Small practices, however, may not have extra staff to do this work, Foley says. Also, many practices have staff shortages, such as Erachshaw's practice. "I still have to find and train enough staff to get vital signs," Erachshaw said. "I don't have enough people to sign patients up for Medicaid."

Effective Tactics to Collect From Patients

Having many uninsured patients means you have to shift to getting more payments from patients, which is harder to do than getting paid by insurers, Moghadas says. "It really takes a lot of effort to collect this money," she said.

"Most practices are already experienced with patient collections, due to high deductibles," Foley said. "Practices need to identify who is self-pay and what their discount approach is.

"You have to collect at the time of service," Foley adds. "If you wait until after the appointment, the chances of payment drop considerably." If the bill is past due, "tell them about it when they come in for their next appointment," she said. "It's easier to collect a bill face to face."

When patients say they can't pay the bill, ask about their financial hardship. "Find out their household income," Foley said. "Set up a sliding scale in which payments are reduced depending on the patient's income. Health systems do this all the time."

After sending a few bills, Foley says, the next letter to the patient ― the pre-collect letter ― should state that the bill will now go to a collection agency unless it is paid in full. "People worried about their credit rating, such as those buying a house, will pay, but others are willing to let their debt go to a collection agency," she said.

Creating payment plans requires setting a reasonable monthly amount to be paid. "If you set the amount too low, it could take years to pay off," she said. If the amount owed is $500 or less, she recommends setting up three monthly payments, and if it's over $1000, then six monthly payments.

The Future

The road ahead for doctors still seems very bumpy. The reopening of public places is coming in fits and starts, and when the number of COVID-19 cases rises again, patients stay away for a while, Phillips says. "Each temporary spike in COVID cases has a lasting affect on practices," he said. "Patients will disappear for a while afterward."

Philips predicts that because of the epidemic, primary care practices will lose almost $20 billion by the end of the year.
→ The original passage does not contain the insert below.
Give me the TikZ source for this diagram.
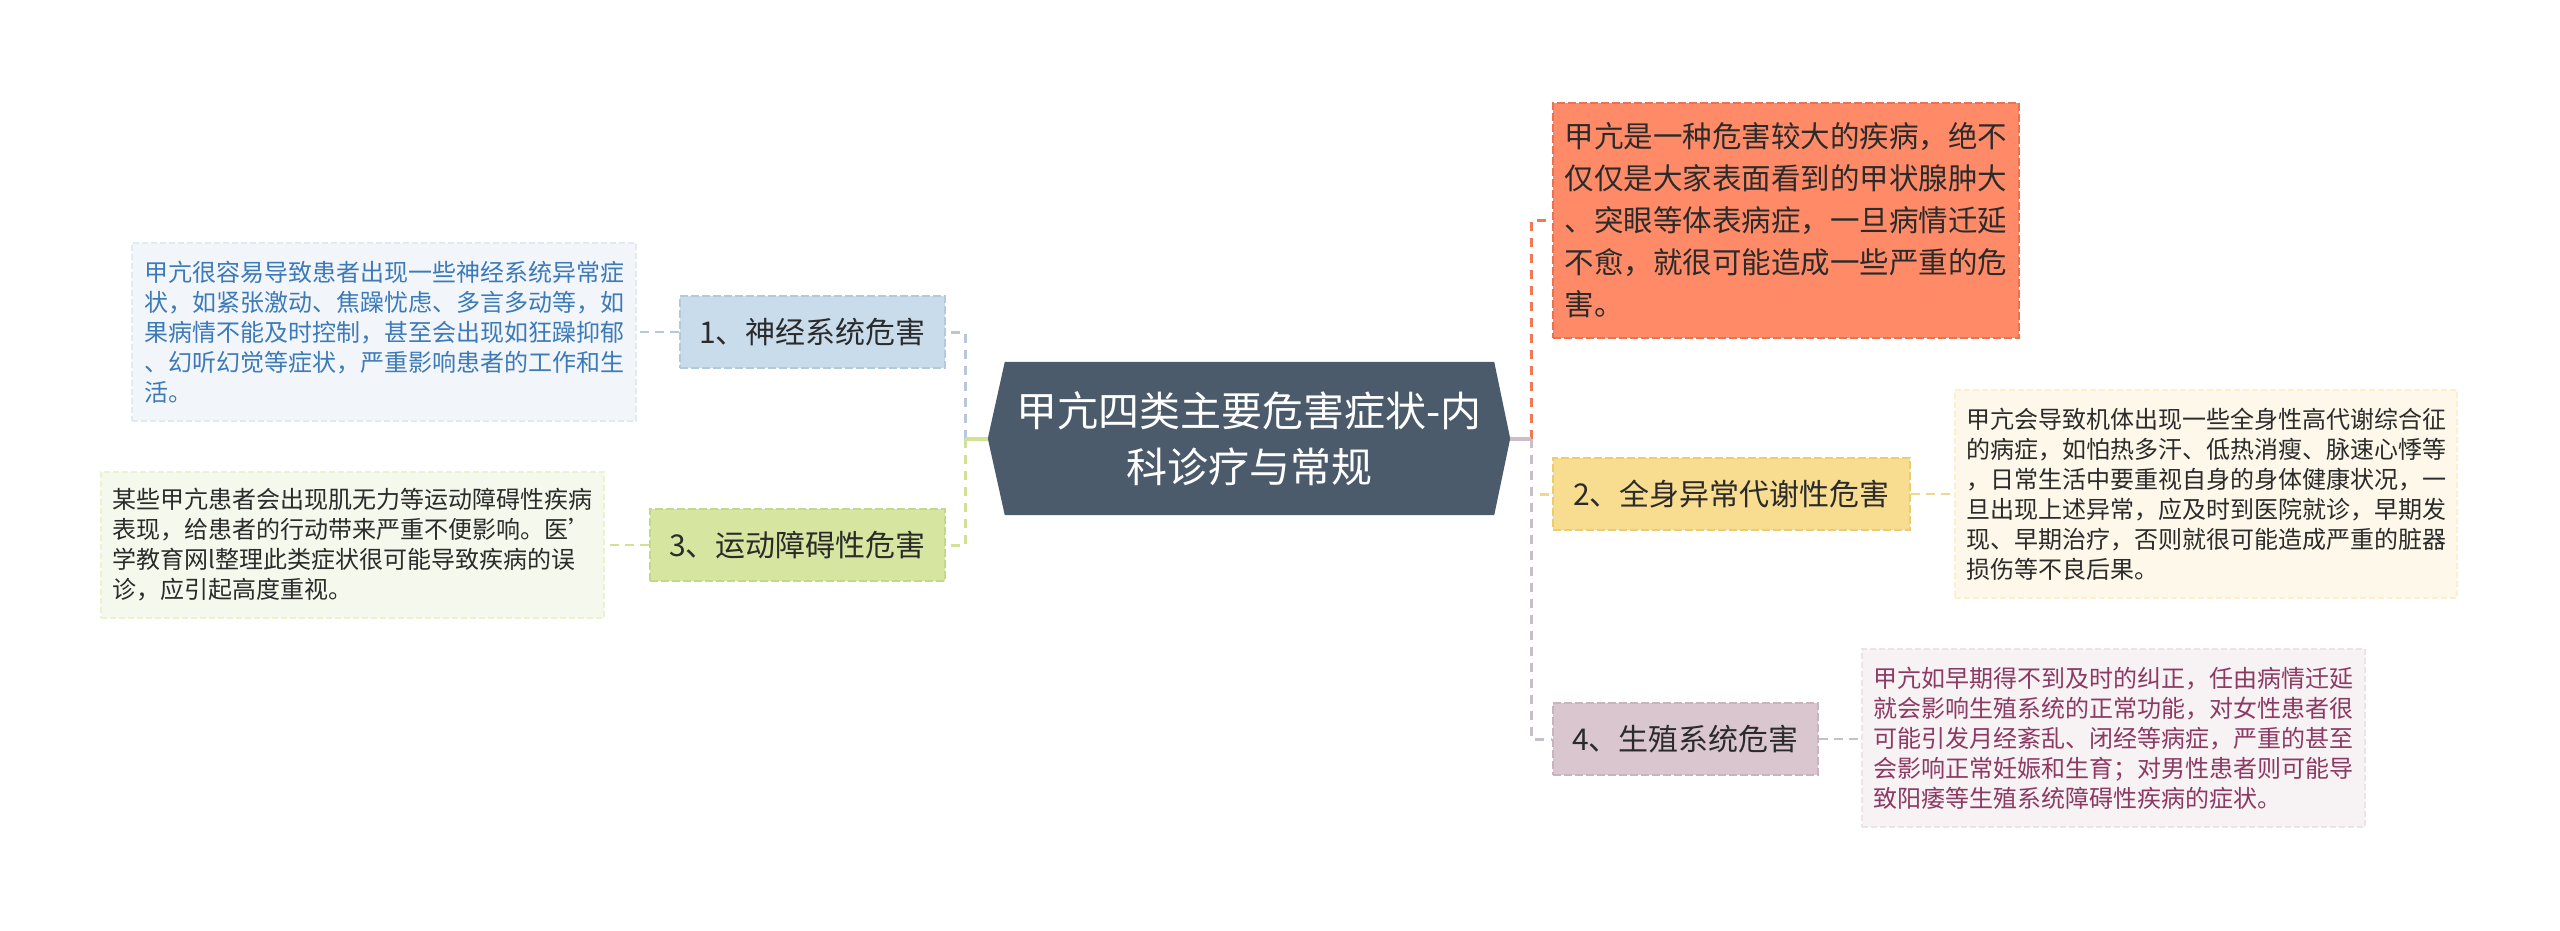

If temporary telemedicine payments were removed, the losses could be double that, he says.

When Medicare and other payers drop the current higher payments for telemedicine, as planned, many doctors will be forced to give up telemedicine, predicts La Penna. "At lower or nonexistent reimbursement rates for telemedicine, it would not be worth their while to use it," he said.

Some doctors, however, are doing surprisingly well now that the virus is abating and some restrictions have been lifted in some areas. When surgeries were temporarily banned because of COVID-19, George Waring IV, MD, an ophthalmologist in Mt. Pleasant, South Carolina, lost almost all his patients.

When he reopened in May, he was not sure whether his previous volume of patients would return. Many of his patients undergo Lasik surgery to replace glasses or contact lenses, or they receive advanced lens implants after cataract surgery, both of which are usually not covered by health insurance.

But as it turned out, he's had more visits than at this time last year. Was this the result of pent-up demand for services, as many observers expected after bans on elective surgery are lifted? "No," he said, "it's much more than that."

He has several explanations for the high demand. "Having to wear masks against COVID makes people less comfortable wearing glasses, because they steam up," he said. "Also, people need to avoid putting their hand on their face, which you have to do to insert contact lenses. So they want Lasik.

"Furthermore," he added, "sheltering in place has made some people more contemplative, and they may get a new perspective on life and consider visual self-improvement."